Iraq's Christians mourn after church massacre

Iraq’s dwindling Christian community was in mourning today after terrorists seized a Baghdad church during evening Mass leading to a gun battle which left at least 52 people dead.

Iraq's Christians mourn after church massacre

Iraq’s dwindling Christian community was in mourning today after terrorists seized a Baghdad church during evening Mass leading to a gun battle which left at least 52 people dead.

The attack, claimed by an al Qaida-linked organisation, was the latest assault against Iraq’s Christians, whose numbers have plummeted since the 2003 invasion as the community has fled to other countries.

Pope Benedict denounced the assault at Our Lady of Deliverance church as “ferocious” and called for renewed international efforts to broker peace in the region.

Catholics made up 2.89% of Iraq’s population in 1980; by 2008 that proportion had dropped to 0.89%.

Islamic militants have systematically attacked Christians in Iraq since the collapse of Saddam Hussein’s regime.

Yesterday’s bloodbath began at dusk, when militants wearing suicide vests and armed with grenades attacked the Iraqi stock exchange.

Only two guards were injured in the assault, which may have been an attempt by the militants to divert attention from their real target – the nearby church in an upmarket Baghdad neighbourhood.

Gunmen went inside the Syrian Catholic church and took about 120 Christians hostage.

Maj. Gen. Hussein Ali Kamal, the deputy interior minister, said 52 people were killed and 67 wounded. The dead included at least 10 policemen, two priests and five to eight attackers.

It was unclear whether most hostages died at the hands of the attackers or during the rescue.

Security officials said most of the deaths were in the basement where a gunman killed about 30 hostages when Iraqi forces began to storm the building.

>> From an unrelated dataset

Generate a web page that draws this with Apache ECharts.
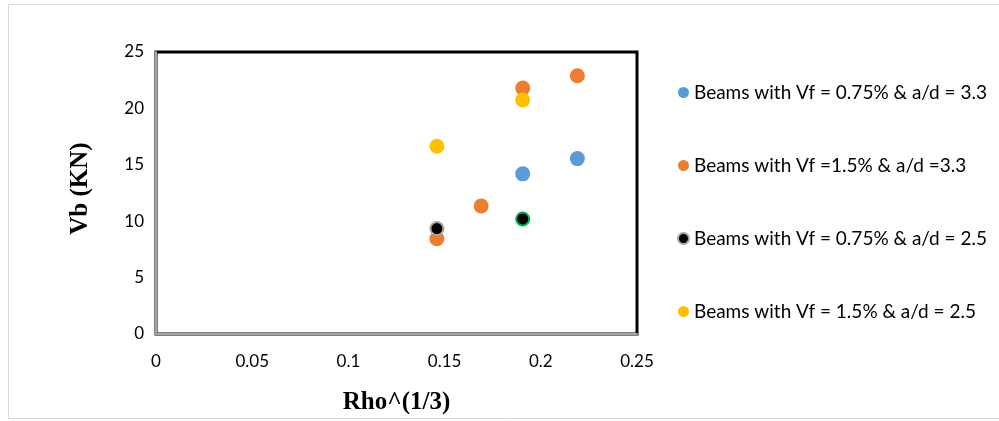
<!DOCTYPE html>
<html>
<head>
<meta charset="utf-8">
<script src="https://cdn.jsdelivr.net/npm/echarts@6/dist/echarts.min.js"></script>
<style>
  html, body { margin: 0; padding: 0; background: #fff; }
  #chart { width: 999px; height: 421px; }
</style>
</head>
<body>
<div id="chart"></div>
<script>
// Shear capacity Vb against the cube root of the reinforcement ratio
const seriesNames = [
  'Beams with Vf = 0.75% & a/d = 3.3',
  'Beams with Vf =1.5% & a/d =3.3',
  'Beams with Vf = 0.75% & a/d = 2.5',
  'Beams with Vf = 1.5% & a/d = 2.5'
];
const vf075ad33 = [[0.1906, 14.2], [0.219, 15.55]];
const vf15ad33 = [[0.146, 8.45], [0.169, 11.35], [0.1906, 21.8], [0.219, 22.9]];
const vf075ad25 = [[0.146, 9.35], [0.1906, 10.2]];
const vf15ad25 = [[0.146, 16.65], [0.1906, 20.75]];
const xTicks = [0, 0.05, 0.1, 0.15, 0.2, 0.25];
const yTicks = [0, 5, 10, 15, 20, 25];

const chart = echarts.init(document.getElementById('chart'), null, { renderer: 'canvas' });
const labelFont = 'Lato, "Open Sans", sans-serif';
const titleFont = '"Liberation Serif", "Times New Roman", serif';

chart.setOption({
  animation: false,
  backgroundColor: '#fff',
  graphic: [{
    type: 'rect',
    shape: { x: 8.5, y: 4.5, width: 1000, height: 414 },
    style: { fill: 'none', stroke: '#d9d9d9', lineWidth: 1 },
    z: -10
  }],
  grid: {
    left: 156, top: 52, right: 362, bottom: 87,
    show: true, borderColor: '#000', borderWidth: 3, backgroundColor: '#fff'
  },
  legend: {
    orient: 'vertical',
    left: 672, top: 78,
    itemGap: 54,
    itemWidth: 11, itemHeight: 11,
    icon: 'circle',
    textStyle: { fontFamily: labelFont, fontSize: 19, color: '#000', padding: [0, 0, 0, 0] },
    data: seriesNames
  },
  xAxis: {
    type: 'value',
    min: xTicks[0], max: xTicks[xTicks.length - 1], interval: 0.05,
    name: 'Rho^(1/3)',
    nameLocation: 'middle', nameGap: 56,
    nameTextStyle: { fontFamily: titleFont, fontWeight: 'bold', fontSize: 25, color: '#000' },
    axisLine: { show: true, lineStyle: { color: '#a6a6a6', width: 2 } },
    axisTick: { show: false },
    splitLine: { show: false },
    axisLabel: { fontFamily: labelFont, fontSize: 17, color: '#000', margin: 19,
      formatter: v => String(+v.toFixed(2)) }
  },
  yAxis: {
    type: 'value',
    min: yTicks[0], max: yTicks[yTicks.length - 1], interval: 5,
    name: 'Vb (KN)',
    nameLocation: 'middle', nameGap: 63, nameRotate: 90,
    nameTextStyle: { fontFamily: titleFont, fontWeight: 'bold', fontSize: 25, color: '#000',
      padding: [0, 0, 0, 9] },
    axisLine: { show: true, lineStyle: { color: '#a6a6a6', width: 2 } },
    axisTick: { show: false },
    splitLine: { show: false },
    axisLabel: { fontFamily: labelFont, fontSize: 17, color: '#000', margin: 12 }
  },
  series: [
    {
      name: seriesNames[0], type: 'scatter', symbolSize: 15,
      itemStyle: { color: '#5b9bd5', opacity: 1 }, data: vf075ad33
    },
    {
      name: seriesNames[1], type: 'scatter', symbolSize: 15,
      itemStyle: { color: '#ed7d31', opacity: 1 }, data: vf15ad33
    },
    {
      name: seriesNames[3], type: 'scatter', symbolSize: 15,
      itemStyle: { color: '#ffc000', opacity: 1 }, data: vf15ad25
    },
    {
      name: seriesNames[2], type: 'scatter', symbolSize: 13, z: 3,
      itemStyle: { color: '#000', borderColor: '#a6a6a6', borderWidth: 2, opacity: 1 },
      data: vf075ad25.map((p, i) => i === 1
        ? { value: p, itemStyle: { borderColor: '#00b050' } }
        : { value: p })
    }
  ]
});
</script>
</body>
</html>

Video footage from an American drone that was overhead during the attack showed a black plume of smoke pouring out of the church followed by flashes before security forces charged inside. US forces often supply air support to Iraqi forces conducting operations on the ground, feeding them video footage from their airborne drones.

“We have no clear picture yet whether the worshippers were killed by the security forces’ bullets or by terrorists, but what we know is that most of them were killed when the security forces started to storm the church,” said Christian politician Younadem Kana, who condemned the operation as “hasty” and “not professional.”

A cryptically worded statement posted late Sunday on a militant website allegedly by the Islamic State of Iraq appeared to claim responsibility for the attack.

The group, which is linked to al-Qaida in Iraq, said it would “exterminate Iraqi Christians” if Muslim women in Egypt were not freed.

It specifically mentioned two women that extremists maintain have converted to Islam and are being held against their will in Egypt.

The two are wives of priests. Some believe they converted to Islam to leave their husbands since divorce is banned by Egypt’s Coptic Church. One woman disappeared in 2004 and the other last July.

Egypt’s Christians had originally maintained they were kidnapped and staged rallies for their release. In both cases, police subsequently recovered the two women, who denied they had converted. They were then spirited away to distant monasteries.

The cases were widely publicised in Egypt, which has its own fraught sectarian relations, have continued to be a rallying point for Egypt’s hardline Muslims. They hold weekly demonstrations in mosques calling for the women’s “release”.

Today Iraqi authorities took extra measures to protect Christian districts and churches in Mosul, Kirkuk and Baghdad.